Unfortunately, I could not find anything really enjoyable about the game. It had no real driving force or feeling, the “narrative” that occurs feels clunky and disjointed, zero player interaction, bland gameplay, and an overall feeling of emptiness. Where did they go wrong?

The main issue is the questing system. The quests are, to put it nicely, boring. You go around the board to collect tokens, and you trade the tokens in to complete it. There is no consequence for failing the quest (since you can’t really fail quests with this design), which makes it just a VP race. Which would be okay, if the name didn’t promised an adventure game.

You see, an adventure game should focus on the stories that come about with the game, and I’m not necessarily talking about the game’s flavor text. I’m talking about the experience an adventure game brings you, the stories that are built by the player, their decisions, and the system. You remember games of Mage Knight where you burn down a monastery and steal the monk’s artifacts then turned around and sieged a tower with said artifact, laughing in the ashes of your foes. You remember games of Runebound where the Brave Sir Valadir was more like “Brave Sir Robbin” in Monty Python and the Holy Grail. Even In Talisman you remember when your significant other turns you into a frog three times in a row. You see, its these memories and these situations that make an adventure game. By making the game a VP race, none of the quests matter really. All the work that went into the flavor text is all for naught when quests only serve as a means to VP, and the main “skill” is who can do it the fastest.

Another issue comes up when you have an encounter in the areas which are all but unavoidable unless you want to fall behind in the race to win the game. When you go to combat these monsters it’s QUICKLY apparent that unless you are Geralt you are going to lose and probably lose badly to the monster encounter. But you’ll see that it doesn’t matter, you get the token regardless if you succeed or not, it’s just a minor inconvenience if you don’t.
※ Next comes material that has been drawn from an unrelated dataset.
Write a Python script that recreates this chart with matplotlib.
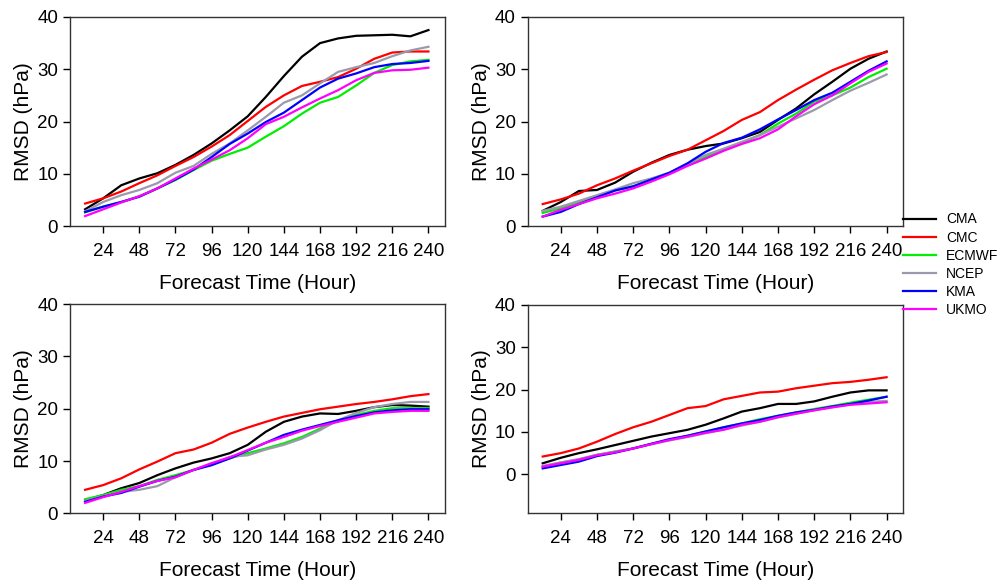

Worst of all, the quests that you go on (you know the entire point of the game) all feel the same. Regardless if they are combat, diplomacy, or magic, they all require the same skill and “strategy” all the same. It always follows the same path; Go here, collect a token, roll the dice and collect the token regardless of it’s results, go there, trade the token, move up the VP chart. It quickly makes the entire experience very tedious rather than adventurous.

I perfectly understand why Trzewiczek did what he did, and regardless of this mishap he is an amazing designer with a brilliant mind frame for mechanics and theme. Unfortunately he was under strict constrictions from the IP owner. There was no point from CD Projekt RED’s point of view to create a meatier game. A Witcher Board Game is just printing money. Furthermore the target audience are video gamers and the mass market, so it needs to be light and easily accessible to all kinds of people, not just the Board Game kind of crowd. Perhaps I’m being to harsh and expecting too much because of this fact. But I can only review this in the eyes of a gamer, not as a mass market player.

With that in mind I will not be purchasing this game, under any circumstance. In fact, I cancelled my pre-order of it. However, if someone else owned it, and enjoyed it, and I respected their opinions, and (a lot of conditions here), than I might play the physical version, if only to see if they improved anything after the beta [Edit: They didn’t]. Otherwise this is a STRONG pass for me, and NOTHING I can recommend to anyone other than the most casual of the mass market fans who love the IP enough to just buy it for that sake and not really play it. Such a missed opportunity.